Не довелось ему вернуться в Россию. Но он очень хотел это сделать и, вероятнее всего, так и произошло бы, если бы не трагедия. И наверное, сегодня я повторю то, что сказал и написал бывший правозащитник Лев Копелев, сосед Галичей по Москве, знавший и очень любивший своего Сашу. «Его убило током в Париже. Наш Саша Галич — наш московский, переделкинский, болшевский, дубнинский, питерский, новосибирский — погиб в Париже. А его песни звучат в Москве, в Ленинграде, в Новосибирске, в городах и поселках, на вечеринках студентов и школьников-старшеклассников, в квартирах физиков и филологов, технарей и художников. За дружескими застольями и просто в тихие вечера запускаются магнитофоны или кто-нибудь поет под гитару. Эти песни украдкой насвистывают заключенные в тюремных камерах и вполголоса напевают в лагерных бараках.

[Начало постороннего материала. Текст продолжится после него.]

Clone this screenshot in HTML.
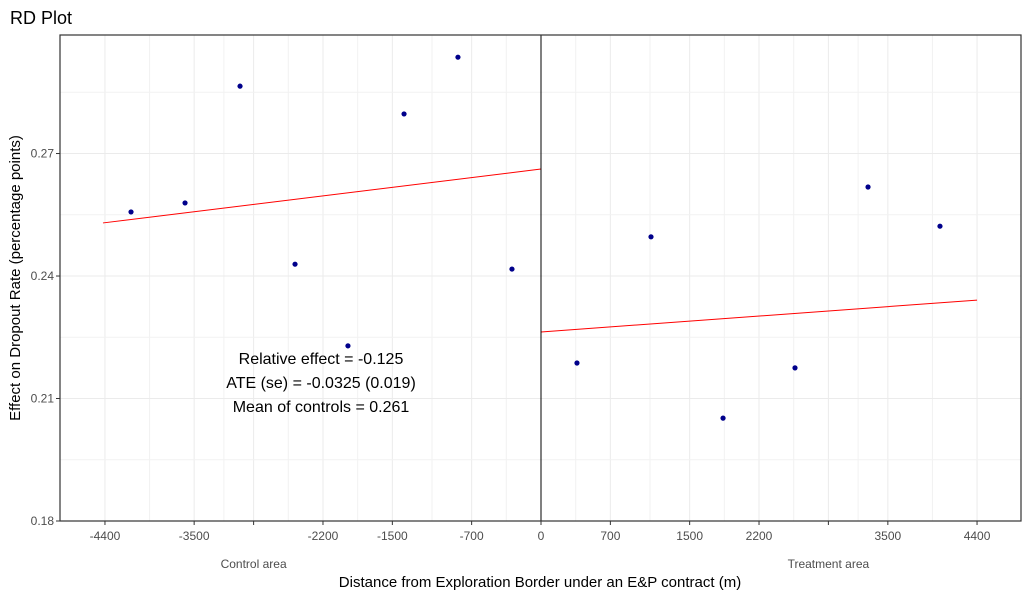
<!DOCTYPE html>
<html><head><meta charset="utf-8"><style>
body{margin:0;background:#fff;}
svg{display:block;font-family:"Liberation Sans",Arial,sans-serif;}
</style></head><body>
<svg id="chart" width="1030" height="598">
<text x="10" y="24" font-size="18" fill="#000">RD Plot</text>
<g id="grid"></g><g id="lines"></g><g id="pts"></g><g id="axes"></g>
<text x="321" y="364" font-size="16" text-anchor="middle">Relative effect = -0.125</text>
<text x="321" y="388" font-size="16" text-anchor="middle">ATE (se) = -0.0325 (0.019)</text>
<text x="321" y="412" font-size="16" text-anchor="middle">Mean of controls = 0.261</text>
<text x="540" y="587" font-size="15" text-anchor="middle">Distance from Exploration Border under an E&amp;P contract (m)</text>
<text transform="translate(20,278) rotate(-90)" font-size="15" text-anchor="middle">Effect on Dropout Rate (percentage points)</text>
</svg>
<script>
const xTicks=[-4400,-3500,-2900,-2200,-1500,-700,0,700,1500,2200,2900,3500,4400];
const xTickLabels=["-4400","-3500","","-2200","-1500","-700","0","700","1500","2200","","3500","4400"];
const yTicks=[0.18,0.21,0.24,0.27];
const yTickLabels=["0.18","0.21","0.24","0.27"];
const ptX=[-4137,-3592,-3037,-2482,-1948,-1382,-838,-293,363,1110,1837,2563,3300,4026];
const ptY=[0.2557,0.2579,0.2865,0.2429,0.2229,0.2797,0.2936,0.2417,0.2187,0.2496,0.2052,0.2175,0.2618,0.2522];
const fitLeftX=[-4420,0], fitLeftY=[0.2530,0.2662];
const fitRightX=[0,4400], fitRightY=[0.2263,0.2341];
const L=60,R=1021,T=35,B=521;
const xs=v=>541+v*0.0991;
const ys=v=>521-(v-0.18)*4083;
const NS="http://www.w3.org/2000/svg";
function mk(tag,attrs,parent){const e=document.createElementNS(NS,tag);for(const k in attrs)e.setAttribute(k,attrs[k]);document.getElementById(parent).appendChild(e);return e;}
// grid
for(let i=0;i<xTicks.length;i++){
  const g=mk('line',{x1:xs(xTicks[i]),x2:xs(xTicks[i]),y1:T,y2:B,stroke:'#ebebeb','stroke-width':1},'grid');
  
  
  if(i<xTicks.length-1){
    const m=(xTicks[i]+xTicks[i+1])/2;
    const g2=mk('line',{x1:xs(m),x2:xs(m),y1:T,y2:B,stroke:'#f2f2f2','stroke-width':1},'grid');
    
    
  }
}
const yAll=[0.195,0.21,0.225,0.24,0.255,0.27,0.285];
for(const v of yTicks.concat([0.195,0.225,0.255,0.285])){
  const g=mk('line',{x1:L,x2:R,y1:ys(v),y2:ys(v),stroke:yTicks.includes(v)?'#ebebeb':'#f2f2f2','stroke-width':1},'grid');
  
  
}
// fit lines
let l1=mk('line',{x1:xs(fitLeftX[0]),y1:ys(fitLeftY[0]),x2:xs(fitLeftX[1]),y2:ys(fitLeftY[1]),stroke:'#ff0000','stroke-width':1},'lines');


let l2=mk('line',{x1:xs(fitRightX[0]),y1:ys(fitRightY[0]),x2:xs(fitRightX[1]),y2:ys(fitRightY[1]),stroke:'#ff0000','stroke-width':1},'lines');


// cutoff
let c=mk('line',{x1:xs(0),x2:xs(0),y1:T,y2:B,stroke:'#000','stroke-width':1},'lines');


// points
for(let i=0;i<ptX.length;i++){
  const p=mk('circle',{cx:xs(ptX[i]),cy:ys(ptY[i]),r:2.6,fill:'#00008b'},'pts');
  
  
}
// axes frame
let f=mk('rect',{x:L,y:T,width:R-L,height:B-T,fill:'none',stroke:'#333','stroke-width':1.2},'axes');


for(let i=0;i<xTicks.length;i++){
  const x=xs(xTicks[i]);
  const t=mk('line',{x1:x,x2:x,y1:B,y2:B+4,stroke:'#333'},'axes');
  
  
  const tx=mk('text',{x:x,y:B+19,'font-size':12,'text-anchor':'middle',fill:'#4d4d4d'},'axes');
  tx.textContent=xTickLabels[i];
  
  
}
let ca=mk('text',{x:xs(-2900),y:B+47,'font-size':12,'text-anchor':'middle',fill:'#4d4d4d'},'axes');
ca.textContent='Control area';


let ta=mk('text',{x:xs(2900),y:B+47,'font-size':12,'text-anchor':'middle',fill:'#4d4d4d'},'axes');
ta.textContent='Treatment area';


for(let i=0;i<yTicks.length;i++){
  const y=ys(yTicks[i]);
  const t=mk('line',{x1:L-4,x2:L,y1:y,y2:y,stroke:'#333'},'axes');
  
  
  const tx=mk('text',{x:L-6,y:y+4,'font-size':12,'text-anchor':'end',fill:'#4d4d4d'},'axes');
  tx.textContent=yTickLabels[i];
  
  
}
</script>
</body></html>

Когда мы провожали его в Шереметьевском аэропорту и он взошел по диагональной лестнице к последнему посту пограничников и помахал нам уже отрешенно, рассеянно, показалось — все!

«Аэропорт похож на крематорий», — писал московский поэт, изведавший горечь таких прощаний. Да и сам Галич пел: «Улетают, как уходят в нет, исчезают угольком в золе…»

Писем от него я не получал. Известия приходили редкие, смутные. Значит, и впрямь тогда в Шереметьеве было последнее целованье, как в крематории?

Но страшная весть из Парижа вызвала острую боль — новую, живую боль. И с нею сознание: все это время он был с нами. Был и останется. Смертельный удар тока высветил всю его жизнь. В молнийном свете всегда резче контуры, явственней весь облик и меркнут случайные черты.

Судьба поэта Александра Галича, поэта-певца в самом точном изначальном смысле слова, таит в себе многие особенности русских поэтических судеб разных времен. Но разноголосое множество жизней, которые сгущены, сплавлены в живое единство его поэзии, воплотили и не сравнимую ни с кем единственность его личной судьбы.

Был Саша Гинзбург, мальчик из интеллигентной московской семьи, — маленький лорд Фаунтлерой из Кривоколенного переулка. Он отлично учился, выразительно декламировал, сочинял стихи, играл на рояле, пел романсы и революционные песни, хороню танцевал, был любимцем друзей и подружек… Потом был учеником студии Станиславского, и сам Константин Сергеевич то журил, то хвалил его. А юноше мерещилась шумная слава… Был актер молодежной труппы, исполнял роли коварных красавцев и благородных героев… В годы войны играл во фронтовых театрах, и уже не только играл, но и режиссировал, сочинял частушки, скетчи, куплеты. Бывали счастливые минуты, когда ощущал радость зрителей-фронтовиков.